The double angle formulae are:

\[\sin 2x = 2\sin x \cos x\]

\[\cos 2x = \cos^2 x - \sin^2 x\]

\[\tan 2x = \frac{2\tan x}{1-\tan^2 x}\]

Proof for sin and cos

Using Euler's Equation (a proof of which can be found here), \(e^{ix}=\cos x +i\sin x\), substitute \(2x\) into the equation:

\[①:e^{2ix}=\cos 2x +i\sin 2x\]

But notice that if we square Euler's Equation, we get:

\[(e^{ix})^2=(\cos x +i\sin x)^2\]

\[e^{2ix}=\cos^2 x +2i\cos x \sin x + (i\sin x)^2\]
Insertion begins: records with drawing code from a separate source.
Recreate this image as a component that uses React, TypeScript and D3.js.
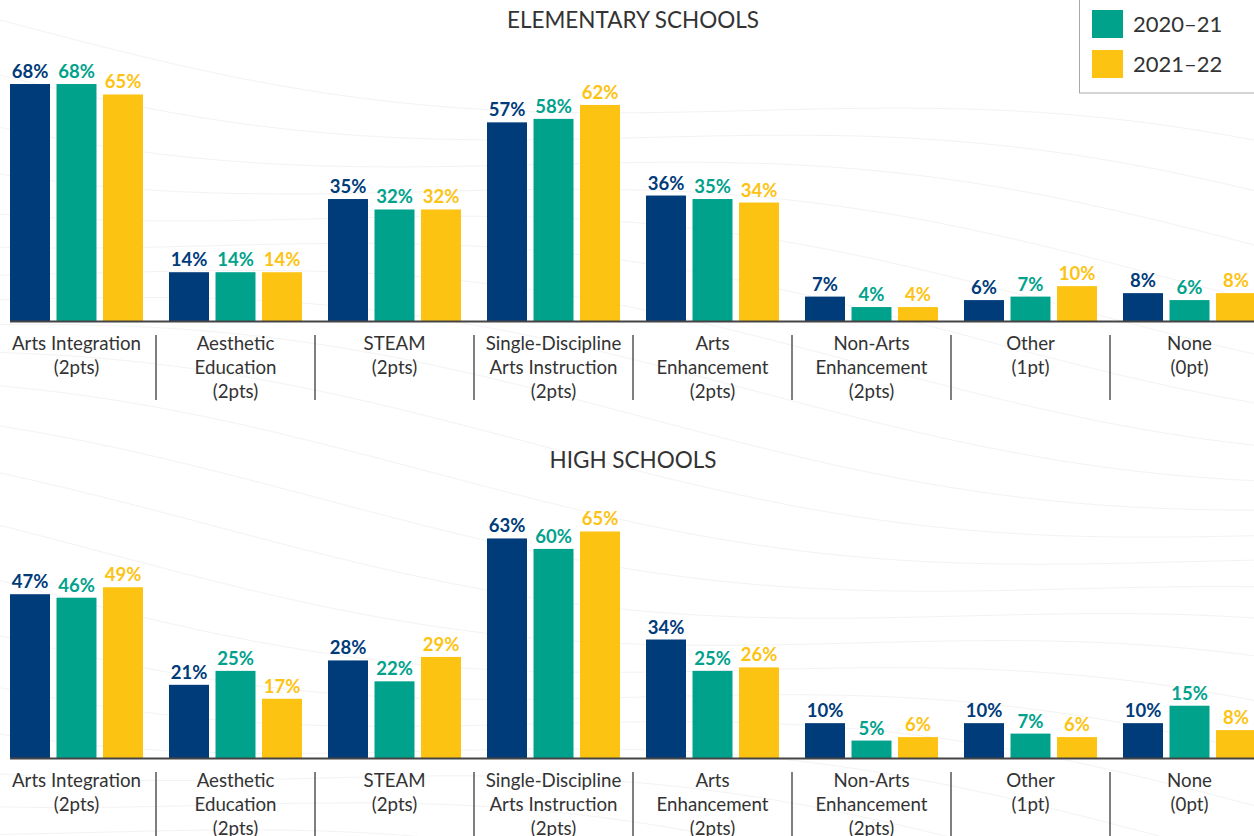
import React from "react";
import * as d3 from "d3";

const categories = [
  ["Arts Integration", "(2pts)"],
  ["Aesthetic", "Education", "(2pts)"],
  ["STEAM", "(2pts)"],
  ["Single-Discipline", "Arts Instruction", "(2pts)"],
  ["Arts", "Enhancement", "(2pts)"],
  ["Non-Arts", "Enhancement", "(2pts)"],
  ["Other", "(1pt)"],
  ["None", "(0pt)"],
];
const seriesNames = ["2019–20", "2020–21", "2021–22"];
const seriesColors = ["#003B7A", "#00A28C", "#FDC313"];

const elementary2019 = [68, 14, 35, 57, 36, 7, 6, 8];
const elementary2020 = [68, 14, 32, 58, 35, 4, 7, 6];
const elementary2021 = [65, 14, 32, 62, 34, 4, 10, 8];

const high2019 = [47, 21, 28, 63, 34, 10, 10, 10];
const high2020 = [46, 25, 22, 60, 25, 5, 7, 15];
const high2021 = [49, 17, 29, 65, 26, 6, 6, 8];

const legendShown = [1, 2];

const W = 1254;
const H = 836;
const FONT = "Lato, 'Open Sans', sans-serif";

const panels = [
  { title: "ELEMENTARY SCHOOLS", titleY: 28, base: 321, data: [elementary2019, elementary2020, elementary2021], divBottom: 400 },
  { title: "HIGH SCHOOLS", titleY: 468, base: 758, data: [high2019, high2020, high2021], divBottom: 840 },
];

export default function App() {
  const idx = categories.map((_, i) => String(i));
  const x0 = d3.scaleBand<string>().domain(idx).range([-3, 1269]);
  const x1 = d3.scaleBand<string>().domain(seriesNames).range([13, 146]).paddingInner(0.14);
  const pxPerPct = 3.485;

  const waves = d3.range(22).map((k) => {
    const pts = d3.range(0, W + 40, 40).map((x) => [
      x,
      20 + k * 40 + 35 * Math.sin(x / 240 + k * 0.45) + 0.12 * x,
    ] as [number, number]);
    return d3.line().curve(d3.curveBasis)(pts) || "";
  });

  return (
    <svg width={W} height={H} style={{ position: "absolute", left: 0, top: 0, background: "#fff" }} fontFamily={FONT}>
      <rect x={0} y={0} width={W} height={H} fill="#fff" />
      {waves.map((d, i) => (
        <path key={i} d={d} fill="none" stroke="#f3f3f3" strokeWidth={1} />
      ))}
      {panels.map((p, pi) => {
        const y = d3.scaleLinear().domain([0, 100]).range([p.base, p.base - 100 * pxPerPct]);
        return (
          <g key={pi}>
            <text x={633} y={p.titleY} textAnchor="middle" fontSize={22.5} fill="#333">
              {p.title}
            </text>
            {p.data.map((vals, si) =>
              vals.map((v, ci) => {
                const bx = (x0(String(ci)) ?? 0) + (x1(seriesNames[si]) ?? 0);
                return (
                  <g key={`${si}-${ci}`}>
                    <rect x={bx} y={y(v)} width={x1.bandwidth()} height={p.base - y(v)} fill={seriesColors[si]} />
                    <text
                      x={bx + x1.bandwidth() / 2}
                      y={y(v) - 6}
                      textAnchor="middle"
                      fontSize={18.5}
                      fontWeight="bold"
                      fill={seriesColors[si]}
                    >
                      {v}%
                    </text>
                  </g>
                );
              })
            )}
            <line x1={10} x2={W} y1={p.base + 0.5} y2={p.base + 0.5} stroke="#444" strokeWidth={2} />
            {categories.map((lines, ci) => {
              const cx = (x0(String(ci)) ?? 0) + x0.bandwidth() / 2;
              return (
                <g key={ci}>
                  {ci > 0 && (
                    <line
                      x1={x0(String(ci)) ?? 0}
                      x2={x0(String(ci)) ?? 0}
                      y1={p.base + 14}
                      y2={p.divBottom}
                      stroke="#555"
                      strokeWidth={1.5}
                    />
                  )}
                  {lines.map((t, li) => (
                    <text key={li} x={cx} y={p.base + 29 + li * 24} textAnchor="middle" fontSize={18.7} fill="#333">
                      {t}
                    </text>
                  ))}
                </g>
              );
            })}
          </g>
        );
      })}
      <g>
        <rect x={1079.5} y={-40} width={190} height={133} fill="#fff" stroke="#aaa" strokeWidth={1} />
        {legendShown.map((si, i) => (
          <g key={si}>
            <rect x={1092} y={10 + i * 40} width={31} height={28} fill={seriesColors[si]} />
            <text x={1133} y={32 + i * 40} fontSize={22} fill="#333">
              {seriesNames[si]}
            </text>
          </g>
        ))}
      </g>
    </svg>
  );
}
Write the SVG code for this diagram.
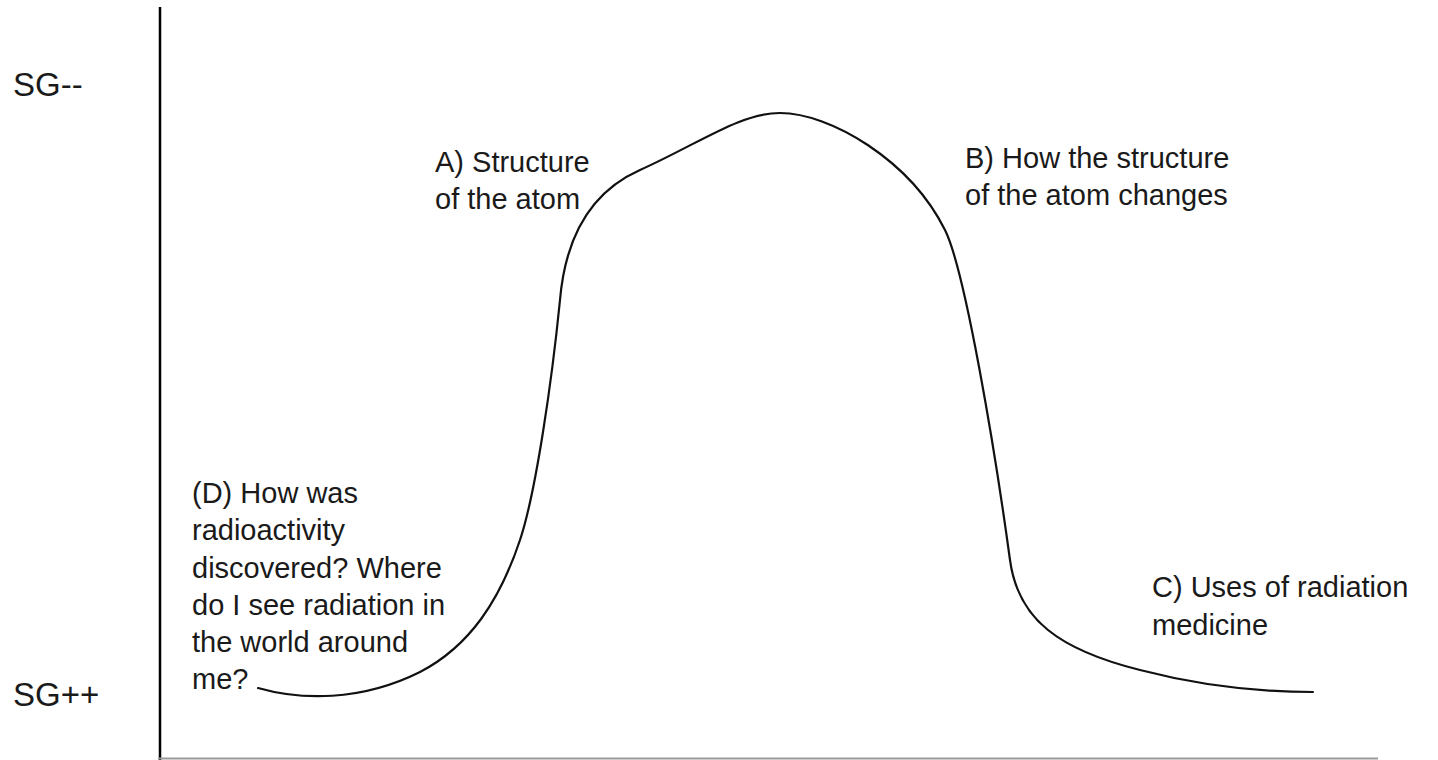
<svg xmlns="http://www.w3.org/2000/svg" width="1438" height="760" viewBox="0 0 1438 760">
<style>
text{font-family:"Liberation Sans",Arial,sans-serif;font-size:29px;fill:#1a1a1a}
.sg{font-size:33px}
.ax{stroke:#000;stroke-width:2.5;fill:none}
.bx{stroke:#999;stroke-width:2;fill:none}
.cv{stroke:#111;stroke-width:2.2;fill:none;stroke-linecap:round}
</style>
<rect width="1438" height="760" fill="#fff"/>
<g id="axes">
<line class="ax" x1="160" y1="7" x2="160" y2="760"/>
<line class="bx" x1="158" y1="758.5" x2="1378" y2="758.5"/>
</g>
<g id="labels-y">
<text class="sg" x="13" y="96">SG--</text>
<text class="sg" x="13" y="706">SG++</text>
</g>
<g id="connectors">
<path class="cv" d="M258,688 C300,700 360,702 420,672 C470,646 500,600 520,540 C536,492 552,380 560,300 C566,230 595,190 640,170 C700,143 740,113 780,113 C830,113 910,160 945,230 C965,270 995,450 1010,560 C1018,620 1060,650 1140,670 C1190,683 1250,692 1313,692"/>
</g>
<g id="nodeA">
<text x="435" y="172">A) Structure</text>
<text x="435" y="209">of the atom</text>
</g>
<g id="nodeB">
<text x="965" y="168">B) How the structure</text>
<text x="965" y="205">of the atom changes</text>
</g>
<g id="nodeC">
<text x="1152" y="597">C) Uses of radiation</text>
<text x="1152" y="635">medicine</text>
</g>
<g id="nodeD">
<text x="192" y="503">(D) How was</text>
<text x="192" y="540">radioactivity</text>
<text x="192" y="578">discovered? Where</text>
<text x="192" y="615">do I see radiation in</text>
<text x="192" y="652">the world around</text>
<text x="192" y="689">me?</text>
</g>
</svg>
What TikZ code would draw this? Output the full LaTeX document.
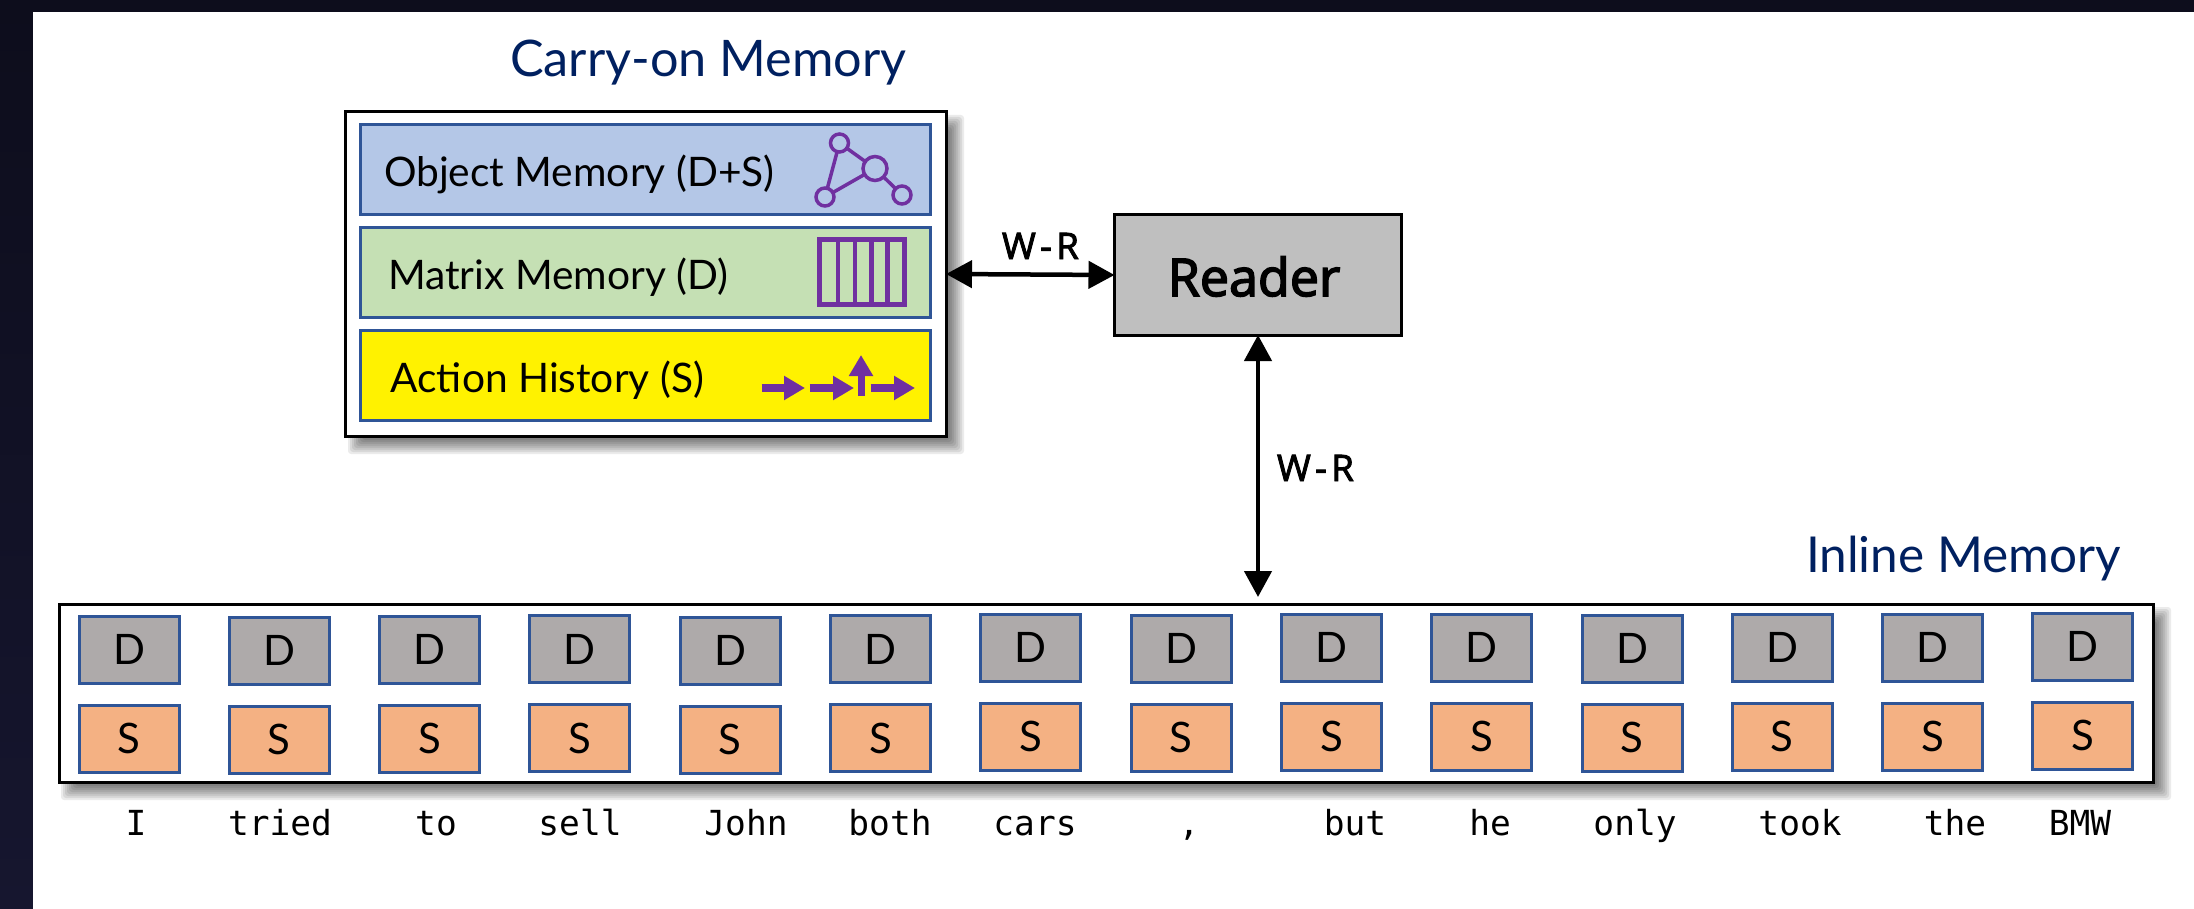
\documentclass[tikz,border=0pt]{standalone}
\usepackage{fontspec}
\usetikzlibrary{arrows.meta,calc}
\setmainfont{Lato}
\newfontfamily\gillf{Lato}
\newfontfamily\rdrf[FakeBold=3]{Open Sans}
\newfontfamily\wrf[FakeBold=2.5,LetterSpace=12]{Open Sans}
\newfontfamily\monof{DejaVu Sans Mono}
\definecolor{bandtop}{HTML}{0D0D1C}
\definecolor{bandbot}{HTML}{16162F}
\definecolor{navy}{HTML}{002060}
\definecolor{edgeblue}{HTML}{2F5597}
\definecolor{purp}{HTML}{7030A0}
\definecolor{objfill}{HTML}{B4C7E7}
\definecolor{matfill}{HTML}{C5E0B4}
\definecolor{dfill}{HTML}{AEAAAA}
\definecolor{sfill}{HTML}{F4B183}
\definecolor{rdfill}{HTML}{BFBFBF}
\tikzset{
  frame/.style={draw=black,fill=white,line width=3pt,rectangle,inner sep=0,outer sep=0},
  rowbox/.style={draw=edgeblue,line width=3pt,rectangle,inner sep=0,outer sep=0,minimum width=570pt,minimum height=90pt},
  cell/.style={draw=edgeblue,line width=3pt,rectangle,inner sep=0,outer sep=0,minimum width=100pt,minimum height=67pt,font=\gillf\fontsize{42}{48}\selectfont,text=black},
  dcell/.style={cell,fill=dfill},
  scell/.style={cell,fill=sfill},
  rowtext/.style={anchor=base west,inner sep=0,outer sep=0,font=\gillf\fontsize{40.7}{48}\selectfont,text=black},
  title/.style={anchor=base west,inner sep=0,outer sep=0,font=\gillf\fontsize{50.4}{60}\selectfont,text=navy},
  wrlabel/.style={anchor=base west,inner sep=0,outer sep=0,font=\wrf\fontsize{36.5}{40}\selectfont,text=black},
  word/.style={anchor=base,inner sep=0,outer sep=0,font=\monof\fontsize{34.5}{38}\selectfont,text=black},
  link/.style={line width=4.5pt,{Triangle[length=26pt,width=27pt]}-{Triangle[length=26pt,width=27pt]}},
  gnode/.style={circle,draw=purp,line width=3.5pt,inner sep=0,outer sep=0},
  gedge/.style={draw=purp,line width=3.5pt},
  iconarrow/.style={draw=purp,line width=8pt,-{Triangle[length=21pt,width=23pt]}},
}
\newcommand{\softshadow}[4]{%
  \foreach \k in {0,...,7}{%
    \pgfmathsetmacro{\grow}{7-2*\k}
    \fill[black,fill opacity=0.08,rounded corners=3pt]
      (#1-\grow,#2-\grow) rectangle (#3+\grow,#4+\grow);
  }%
}
\begin{document}
\begin{tikzpicture}[x=1pt,y=-1pt]
\useasboundingbox (0,0) rectangle (2194,909);
\shade[top color=bandtop,bottom color=bandbot] (0,0) rectangle (2194,909);
\fill[white] (32.5,12.5) rectangle (2194,909);
% titles
\node[title] (carrytitle) at (510,76.5) {Carry-on Memory};
\node[title,font=\gillf\fontsize{49.5}{60}\selectfont] (inlinetitle) at (1806,572) {Inline Memory};
% carry-on memory
\softshadow{355}{122}{957}{447}
\node[frame,minimum width=601pt,minimum height=324pt] (carry) at (645.5,274) {};
\node[rowbox,fill=objfill] (objrow) at (645,169.5) {};
\node[rowbox,fill=matfill] (matrow) at (645,272.5) {};
\node[rowbox,fill=yellow] (actrow) at (645,375.5) {};
\node[rowtext] (objtext) at (384,186.5) {Object Memory (D+S)};
\node[rowtext] (mattext) at (388,289.5) {Matrix Memory (D)};
\node[rowtext] (acttext) at (390.5,392) {Action History (S)};
% graph icon
\node[gnode,minimum size=18pt] (g1) at (839.5,143) {};
\node[gnode,minimum size=24pt] (g2) at (875,168.5) {};
\node[gnode,minimum size=18pt] (g3) at (825,197) {};
\node[gnode,minimum size=18pt] (g4) at (902,195) {};
\draw[gedge] (g1) -- (g2);
\draw[gedge] (g1) -- (g3);
\draw[gedge] (g3) -- (g2);
\draw[gedge] (g2) -- (g4);
% matrix icon
\node[draw=purp,line width=5pt,rectangle,inner sep=0,outer sep=0,minimum width=85pt,minimum height=65pt] (mbox) at (862,272) {};
\foreach \m/\p in {1/0.22,2/0.42,3/0.61,4/0.80}{
  \draw[draw=purp,line width=4.5pt] ($(mbox.north west)!\p!(mbox.north east)$) -- ($(mbox.south west)!\p!(mbox.south east)$);
}
% action icon
\coordinate (a1s) at (761.5,388); \coordinate (a1e) at (805,388);
\coordinate (a2s) at (809.5,388); \coordinate (a2e) at (854,388);
\coordinate (a3s) at (861,396);   \coordinate (a3e) at (861,355);
\coordinate (a4s) at (870.5,388); \coordinate (a4e) at (915,388);
\draw[iconarrow] (a1s) -- (a1e);
\draw[iconarrow] (a2s) -- (a2e);
\draw[iconarrow,line width=7pt] (a3s) -- (a3e);
\draw[iconarrow] (a4s) -- (a4e);
% reader
\node[draw=black,fill=rdfill,line width=3pt,rectangle,inner sep=0,outer sep=0,minimum width=287pt,minimum height=120pt] (reader) at (1258,275) {};
\node[anchor=base,inner sep=0,outer sep=0,font=\rdrf\fontsize{52}{60}\selectfont,text=black] (readertext) at (1254,296) {Reader};
\draw[link] (carry.east) -- (reader.west);
\node[wrlabel] (wr1) at (1002,259) {W-R};
\coordinate (inlineport) at (1258,597);
\draw[link] (reader.south) -- (inlineport);
\node[wrlabel] (wr2) at (1277,481) {W-R};
% inline memory
\softshadow{68}{614}{2164}{793}
\node[frame,minimum width=2094pt,minimum height=177.5pt] (inline) at (1106,693.5) {};
\foreach \i/\t/\wx/\w in {0/615/136/I,1/616/280/tried,2/615/436/to,3/614.5/580/sell,4/616/746/John,5/614.5/890/both,6/613/1035/cars,7/614/1189/{,},8/613/1355/but,9/613/1490/he,10/614/1635/only,11/613/1800/took,12/613/1955/the,13/612/2080/BMW}{
  \pgfmathsetmacro{\cx}{129+150.3*\i}
  \pgfmathsetmacro{\dy}{\t+34.5}
  \pgfmathsetmacro{\sy}{\t+123.5}
  \node[dcell] (D\i) at (\cx,\dy) {D};
  \node[scell] (S\i) at (\cx,\sy) {S};
  \node[word] (W\i) at (\wx,835) {\w};
}
\end{tikzpicture}
\end{document}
\[②:e^{2ix}=\cos^2 x +2i\cos x \sin x - \sin^2 x\]

We can now equate the right-hand sides of \(①\) and \(②\) since both equal \(e^{2ix}\):

\[\cos 2x +i\sin 2x=\cos^2 x +2i\cos x \sin x - \sin^2 x\]

Comparing real and imaginary parts gives:

\[③:\cos 2x=\cos^2 x - \sin^2 x\]

\[④:\sin 2x=2\cos x \sin x\]

\[QED\]

Proof for tan

Using the results that we just proved:

\[\tan 2x = \frac{\sin 2x}{\cos 2x}\]

\[=\frac{2\sin x \cos x}{\cos^2 x -\sin^2 x}\]

\[=\frac{2\frac{\sin x}{\cos x}}{1 -\frac{\sin^2 x}{\cos^2 x}}\]

\[=\frac{2\tan x}{1 -\tan^2 x}\]

\[QED\]